> [Task goal]:
Copy the data that follows, character for character, minus the pictures.

════════════════

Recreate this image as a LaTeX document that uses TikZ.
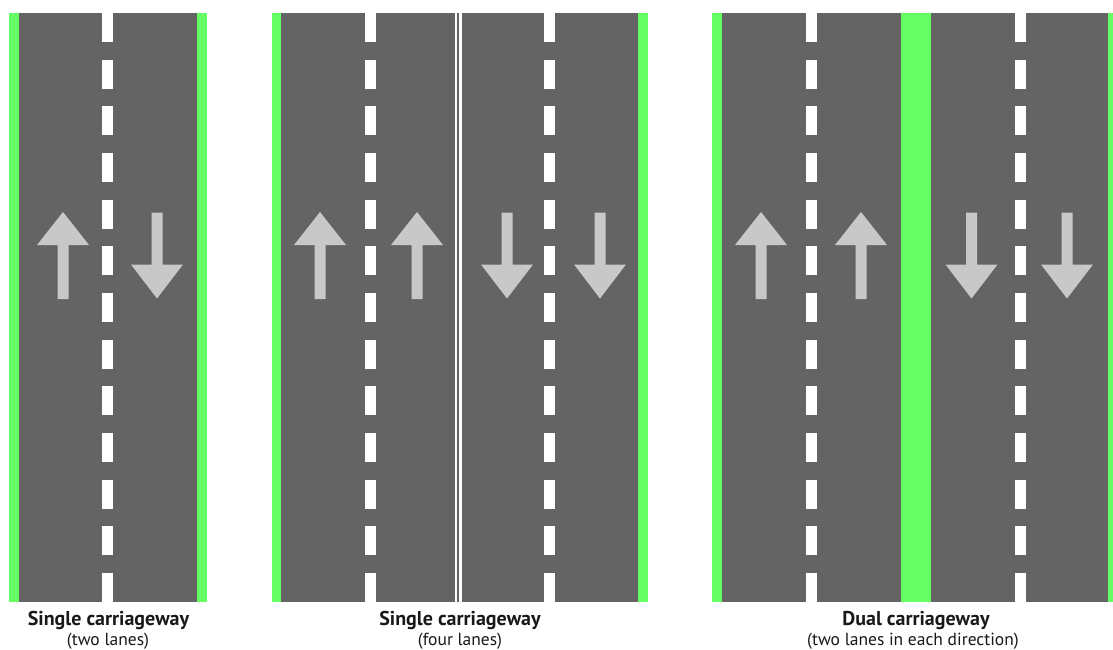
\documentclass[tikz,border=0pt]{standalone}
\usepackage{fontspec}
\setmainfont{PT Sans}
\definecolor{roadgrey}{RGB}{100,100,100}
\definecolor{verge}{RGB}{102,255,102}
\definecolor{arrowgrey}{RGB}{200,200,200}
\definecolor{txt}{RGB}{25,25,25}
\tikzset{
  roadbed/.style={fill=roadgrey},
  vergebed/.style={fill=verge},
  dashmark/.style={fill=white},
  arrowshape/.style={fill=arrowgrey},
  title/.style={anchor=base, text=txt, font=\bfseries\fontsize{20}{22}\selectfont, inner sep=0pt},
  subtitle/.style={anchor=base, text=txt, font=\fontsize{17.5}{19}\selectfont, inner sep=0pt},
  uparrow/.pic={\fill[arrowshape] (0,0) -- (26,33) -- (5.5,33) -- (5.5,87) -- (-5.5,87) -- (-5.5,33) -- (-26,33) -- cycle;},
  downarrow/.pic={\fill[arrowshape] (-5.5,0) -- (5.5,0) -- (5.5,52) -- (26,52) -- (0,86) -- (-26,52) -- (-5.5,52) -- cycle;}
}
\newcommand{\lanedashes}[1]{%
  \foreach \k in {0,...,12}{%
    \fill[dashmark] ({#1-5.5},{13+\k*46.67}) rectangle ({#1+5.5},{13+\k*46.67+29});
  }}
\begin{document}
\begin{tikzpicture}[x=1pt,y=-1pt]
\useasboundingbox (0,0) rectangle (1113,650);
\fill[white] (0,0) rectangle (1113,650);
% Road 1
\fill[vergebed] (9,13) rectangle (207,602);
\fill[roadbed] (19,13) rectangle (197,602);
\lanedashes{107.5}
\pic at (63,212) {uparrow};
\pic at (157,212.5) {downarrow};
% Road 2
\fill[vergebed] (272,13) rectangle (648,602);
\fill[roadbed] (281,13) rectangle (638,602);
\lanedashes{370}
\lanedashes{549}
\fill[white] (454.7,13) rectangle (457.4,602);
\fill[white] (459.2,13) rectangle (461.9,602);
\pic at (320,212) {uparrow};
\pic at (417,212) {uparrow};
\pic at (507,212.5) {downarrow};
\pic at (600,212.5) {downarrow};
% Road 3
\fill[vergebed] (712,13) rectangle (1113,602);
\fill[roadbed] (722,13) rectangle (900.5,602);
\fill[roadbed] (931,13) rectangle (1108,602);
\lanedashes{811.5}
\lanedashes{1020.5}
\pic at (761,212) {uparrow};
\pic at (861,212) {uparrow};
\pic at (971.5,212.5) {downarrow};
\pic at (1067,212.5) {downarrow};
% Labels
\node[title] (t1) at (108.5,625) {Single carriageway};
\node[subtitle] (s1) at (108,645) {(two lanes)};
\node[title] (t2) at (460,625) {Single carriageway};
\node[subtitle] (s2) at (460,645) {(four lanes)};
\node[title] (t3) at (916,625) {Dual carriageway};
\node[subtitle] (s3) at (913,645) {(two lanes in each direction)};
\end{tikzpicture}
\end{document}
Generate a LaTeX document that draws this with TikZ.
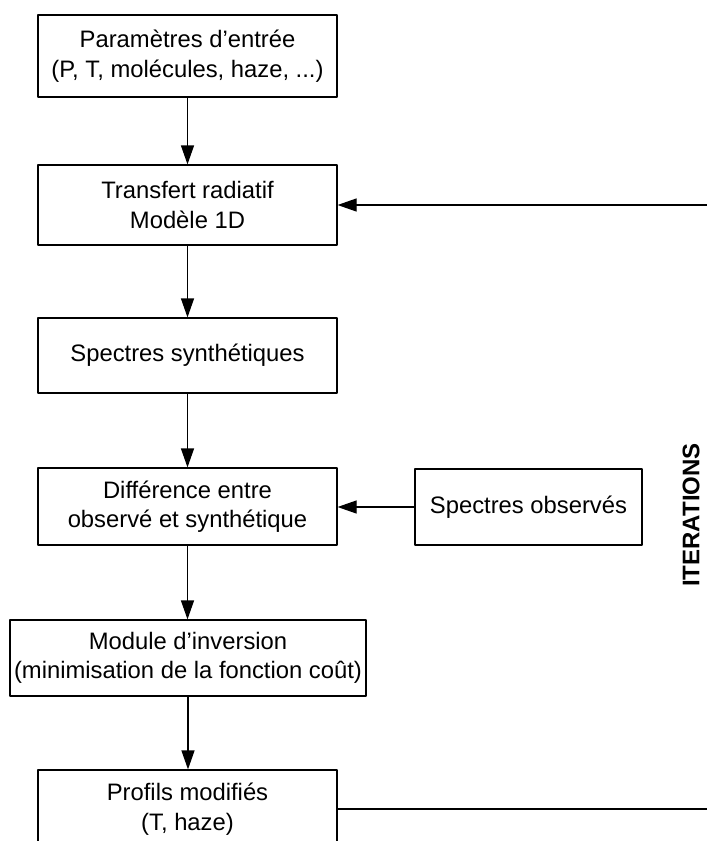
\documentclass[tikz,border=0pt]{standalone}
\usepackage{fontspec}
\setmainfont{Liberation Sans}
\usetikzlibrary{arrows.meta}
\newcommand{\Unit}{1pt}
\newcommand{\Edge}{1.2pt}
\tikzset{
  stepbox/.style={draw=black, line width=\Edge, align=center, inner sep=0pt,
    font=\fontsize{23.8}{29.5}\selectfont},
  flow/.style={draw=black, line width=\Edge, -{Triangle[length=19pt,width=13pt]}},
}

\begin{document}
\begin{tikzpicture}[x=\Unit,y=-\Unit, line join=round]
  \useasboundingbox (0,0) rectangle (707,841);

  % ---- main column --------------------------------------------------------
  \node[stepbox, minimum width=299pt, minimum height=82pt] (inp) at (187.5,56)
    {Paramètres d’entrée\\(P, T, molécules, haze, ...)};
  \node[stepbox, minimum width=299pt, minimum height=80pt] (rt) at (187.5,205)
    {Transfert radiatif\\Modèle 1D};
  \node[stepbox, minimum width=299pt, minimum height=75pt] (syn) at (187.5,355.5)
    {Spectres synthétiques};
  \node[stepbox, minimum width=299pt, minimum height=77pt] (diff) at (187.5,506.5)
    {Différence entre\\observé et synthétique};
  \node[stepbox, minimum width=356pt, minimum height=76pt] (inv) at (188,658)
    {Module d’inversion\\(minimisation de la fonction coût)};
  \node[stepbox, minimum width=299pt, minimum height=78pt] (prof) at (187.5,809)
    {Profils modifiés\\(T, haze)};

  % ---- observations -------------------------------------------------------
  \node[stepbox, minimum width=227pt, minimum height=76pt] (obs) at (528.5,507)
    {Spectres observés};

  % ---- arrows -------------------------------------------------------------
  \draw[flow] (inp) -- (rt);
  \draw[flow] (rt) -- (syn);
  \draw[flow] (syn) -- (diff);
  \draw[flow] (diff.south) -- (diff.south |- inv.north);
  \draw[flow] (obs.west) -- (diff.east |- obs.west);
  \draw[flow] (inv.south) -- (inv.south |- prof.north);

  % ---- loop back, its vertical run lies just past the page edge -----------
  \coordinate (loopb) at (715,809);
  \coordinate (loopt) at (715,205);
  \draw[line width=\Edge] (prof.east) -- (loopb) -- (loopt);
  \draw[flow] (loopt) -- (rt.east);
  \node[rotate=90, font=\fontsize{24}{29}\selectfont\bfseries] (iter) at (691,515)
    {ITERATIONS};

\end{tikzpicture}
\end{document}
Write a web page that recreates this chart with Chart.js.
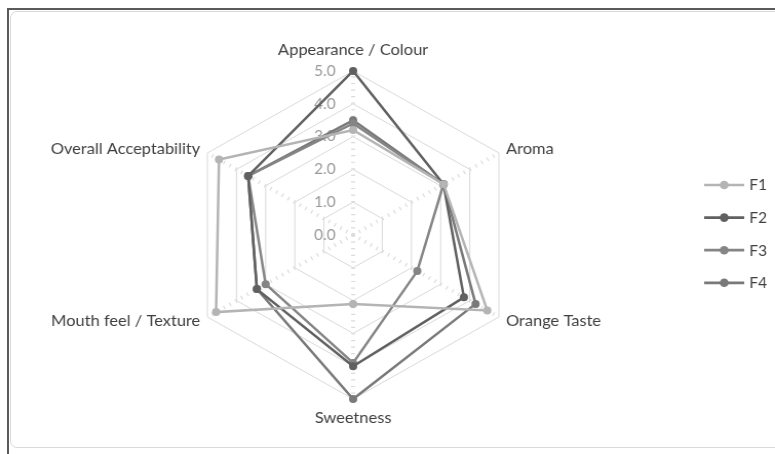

════════════════

> [Task result]:
Recreate this image as a LaTeX document that uses TikZ.
\documentclass[tikz,border=0pt]{standalone}
\usepackage{fontspec}
\setmainfont{PT Sans}
\definecolor{roadgrey}{RGB}{100,100,100}
\definecolor{verge}{RGB}{102,255,102}
\definecolor{arrowgrey}{RGB}{200,200,200}
\definecolor{txt}{RGB}{25,25,25}
\tikzset{
  roadbed/.style={fill=roadgrey},
  vergebed/.style={fill=verge},
  dashmark/.style={fill=white},
  arrowshape/.style={fill=arrowgrey},
  title/.style={anchor=base, text=txt, font=\bfseries\fontsize{20}{22}\selectfont, inner sep=0pt},
  subtitle/.style={anchor=base, text=txt, font=\fontsize{17.5}{19}\selectfont, inner sep=0pt},
  uparrow/.pic={\fill[arrowshape] (0,0) -- (26,33) -- (5.5,33) -- (5.5,87) -- (-5.5,87) -- (-5.5,33) -- (-26,33) -- cycle;},
  downarrow/.pic={\fill[arrowshape] (-5.5,0) -- (5.5,0) -- (5.5,52) -- (26,52) -- (0,86) -- (-26,52) -- (-5.5,52) -- cycle;}
}
\newcommand{\lanedashes}[1]{%
  \foreach \k in {0,...,12}{%
    \fill[dashmark] ({#1-5.5},{13+\k*46.67}) rectangle ({#1+5.5},{13+\k*46.67+29});
  }}
\begin{document}
\begin{tikzpicture}[x=1pt,y=-1pt]
\useasboundingbox (0,0) rectangle (1113,650);
\fill[white] (0,0) rectangle (1113,650);
% Road 1
\fill[vergebed] (9,13) rectangle (207,602);
\fill[roadbed] (19,13) rectangle (197,602);
\lanedashes{107.5}
\pic at (63,212) {uparrow};
\pic at (157,212.5) {downarrow};
% Road 2
\fill[vergebed] (272,13) rectangle (648,602);
\fill[roadbed] (281,13) rectangle (638,602);
\lanedashes{370}
\lanedashes{549}
\fill[white] (454.7,13) rectangle (457.4,602);
\fill[white] (459.2,13) rectangle (461.9,602);
\pic at (320,212) {uparrow};
\pic at (417,212) {uparrow};
\pic at (507,212.5) {downarrow};
\pic at (600,212.5) {downarrow};
% Road 3
\fill[vergebed] (712,13) rectangle (1113,602);
\fill[roadbed] (722,13) rectangle (900.5,602);
\fill[roadbed] (931,13) rectangle (1108,602);
\lanedashes{811.5}
\lanedashes{1020.5}
\pic at (761,212) {uparrow};
\pic at (861,212) {uparrow};
\pic at (971.5,212.5) {downarrow};
\pic at (1067,212.5) {downarrow};
% Labels
\node[title] (t1) at (108.5,625) {Single carriageway};
\node[subtitle] (s1) at (108,645) {(two lanes)};
\node[title] (t2) at (460,625) {Single carriageway};
\node[subtitle] (s2) at (460,645) {(four lanes)};
\node[title] (t3) at (916,625) {Dual carriageway};
\node[subtitle] (s3) at (913,645) {(two lanes in each direction)};
\end{tikzpicture}
\end{document}
Generate a LaTeX document that draws this with TikZ.
\documentclass[tikz,border=0pt]{standalone}
\usepackage{fontspec}
\setmainfont{Liberation Sans}
\usetikzlibrary{arrows.meta}
\newcommand{\Unit}{1pt}
\newcommand{\Edge}{1.2pt}
\tikzset{
  stepbox/.style={draw=black, line width=\Edge, align=center, inner sep=0pt,
    font=\fontsize{23.8}{29.5}\selectfont},
  flow/.style={draw=black, line width=\Edge, -{Triangle[length=19pt,width=13pt]}},
}

\begin{document}
\begin{tikzpicture}[x=\Unit,y=-\Unit, line join=round]
  \useasboundingbox (0,0) rectangle (707,841);

  % ---- main column --------------------------------------------------------
  \node[stepbox, minimum width=299pt, minimum height=82pt] (inp) at (187.5,56)
    {Paramètres d’entrée\\(P, T, molécules, haze, ...)};
  \node[stepbox, minimum width=299pt, minimum height=80pt] (rt) at (187.5,205)
    {Transfert radiatif\\Modèle 1D};
  \node[stepbox, minimum width=299pt, minimum height=75pt] (syn) at (187.5,355.5)
    {Spectres synthétiques};
  \node[stepbox, minimum width=299pt, minimum height=77pt] (diff) at (187.5,506.5)
    {Différence entre\\observé et synthétique};
  \node[stepbox, minimum width=356pt, minimum height=76pt] (inv) at (188,658)
    {Module d’inversion\\(minimisation de la fonction coût)};
  \node[stepbox, minimum width=299pt, minimum height=78pt] (prof) at (187.5,809)
    {Profils modifiés\\(T, haze)};

  % ---- observations -------------------------------------------------------
  \node[stepbox, minimum width=227pt, minimum height=76pt] (obs) at (528.5,507)
    {Spectres observés};

  % ---- arrows -------------------------------------------------------------
  \draw[flow] (inp) -- (rt);
  \draw[flow] (rt) -- (syn);
  \draw[flow] (syn) -- (diff);
  \draw[flow] (diff.south) -- (diff.south |- inv.north);
  \draw[flow] (obs.west) -- (diff.east |- obs.west);
  \draw[flow] (inv.south) -- (inv.south |- prof.north);

  % ---- loop back, its vertical run lies just past the page edge -----------
  \coordinate (loopb) at (715,809);
  \coordinate (loopt) at (715,205);
  \draw[line width=\Edge] (prof.east) -- (loopb) -- (loopt);
  \draw[flow] (loopt) -- (rt.east);
  \node[rotate=90, font=\fontsize{24}{29}\selectfont\bfseries] (iter) at (691,515)
    {ITERATIONS};

\end{tikzpicture}
\end{document}
Write a web page that recreates this chart with Chart.js.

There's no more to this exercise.